A very interesting phenomenon among us is the organization of the so-called Ho-Committee. This organizes the illiterate Negro masses. The Ho-Committee has a representative in every street; a meeting takes place regularly every Sunday at which all the street representatives are present as well as representatives of the Mohammedan mosques (15 millions of the native population are Mohammedans, one million are Christian, four millions are "heathen"). In the existing situation the Ho-Committee must be looked upon as the only organization in opposition to the Government. Previously the Ho-Committee formed an independent political party, but to-day it is collectively affiliated with the National Democratic Party. There is a section of the West-African National Congress in Nigeria. 

Of our twelve newspapers in Nigeria, three are in the Jeruba language, the others in English. As a result of our participation in the international Negro Conference in Hamburg last year, some of us have realized that the political methods which we have employed in the past are insufficient for the struggle for emancipation. 

We are sending you this first letter so that you may have some information about our conditions and so that we may get into touch with you and receive your proposals and advice in the drawing up of a programme for our struggle.

With revolutionary greetings,

Lagos, 1931.    Nigerian.

An Appeal From Guadeloupe (French West Indies)

To the Editor of the Negro Worker.

Dear Comrade,

We have received copies of the French edition of your fighting paper, the Negro Worker, and greet your slogans and fully support them.
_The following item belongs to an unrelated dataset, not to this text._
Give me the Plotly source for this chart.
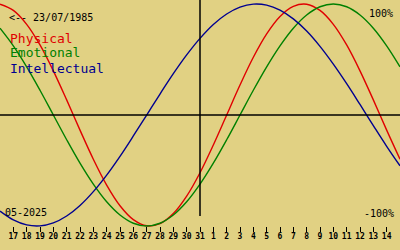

Up to the present we have not found any friends able to lead us on the correct way. We do not wish any longer to be fooled by the local intriguers, by those people who suddenly remember about the existence of the workers each time there is an election period. And so we firmly decided to carry on this line of class against class, considering that only this line can lead us to victory, and that having adopted these tactics - we shall be able to achieve the satisfaction of our demands, that have been extremely complicated to-day.